Indigenous Futures in the Himalayas - Prof. Charisma Lepcha on More-than-Human Relations in a time of Climate Change on Thursday, March 7.
Location:
JSC Morrison Lounge
Event Date: Mar. 7, 2024
"Thirsty hunters and non-human inlaws across broken bridges in the Sikkim Himalaya"
How are human and more-than-human beings impacted by unplanned infrastructural development and resource extraction in the Sikkim Himalayas? How do Indigenous communities care for their relatives across dimensions in a time of melting glaciers, glacial lake outburst floods, and road and bridge breakdown? Professor Lepcha, a leading anthropologist from the Rong (Lepcha) community in Mayel Lyang, the Sikkim Himalayas, critically engages with these questions by drawing on Indigenous cosmovisions, demonstrating how ancestral knowledge is forging new futures in the mountains.
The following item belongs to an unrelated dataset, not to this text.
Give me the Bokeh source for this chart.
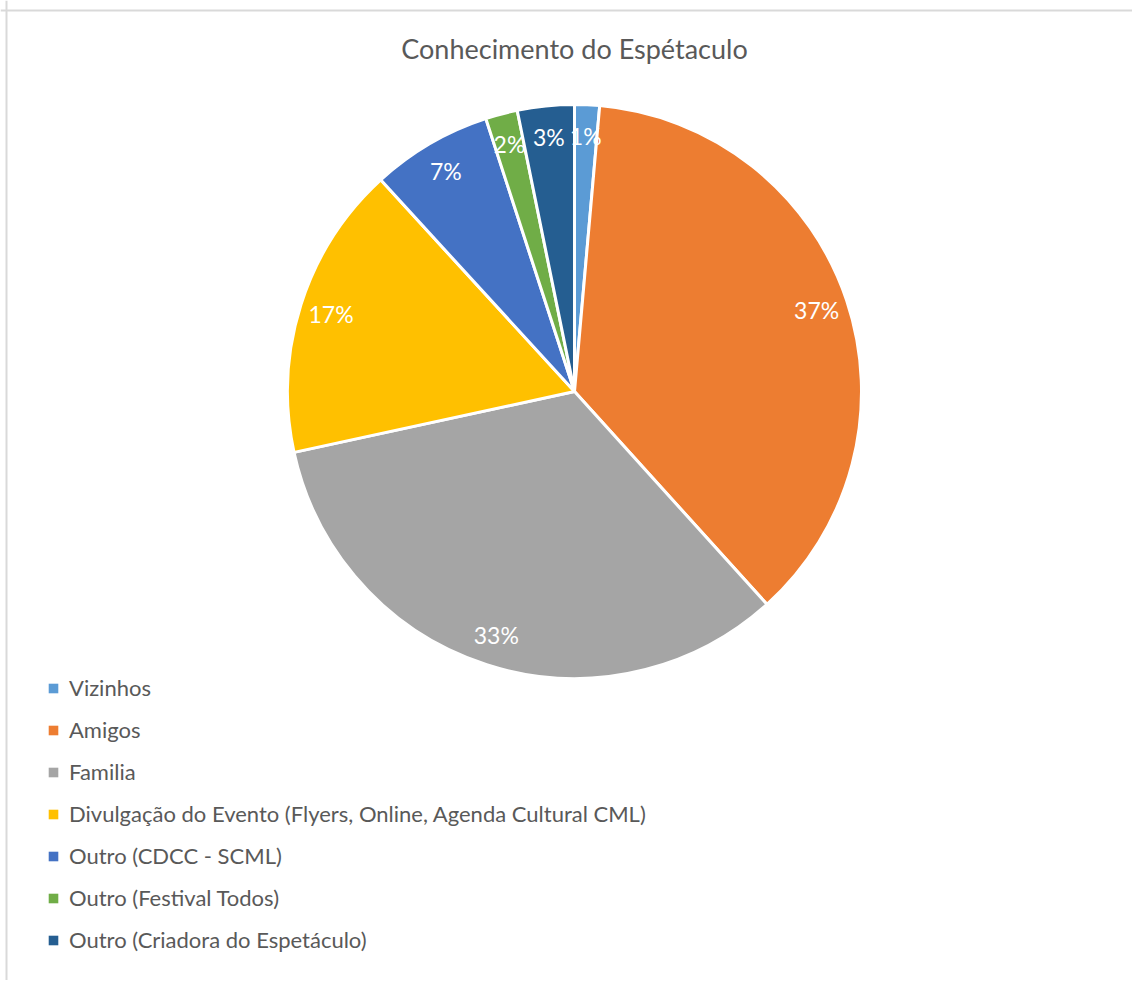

Professor Lepcha teaches anthropology in Sikkim University, India, where she works with young people from the region to decolonize how they study their own cultures. Her research interests include religion, indigeneity, environment, material culture and visual anthropology of Sikkim and Darjeeling Himalaya. She has published numerous articles and co-edited The Cultural Heritage of Sikkim (2019) and Communities, Institutions and Histories of India’s Northeast (2022). She was a Fellow at the Indian Institute of Advanced Studies (IIAS), Shimla (2018-2019) and a Visiting Scholar (Linguistic and Semiotic Anthropology Training Program) at the Harvard-Yenching Institute, Harvard University, Cambridge, MA, USA.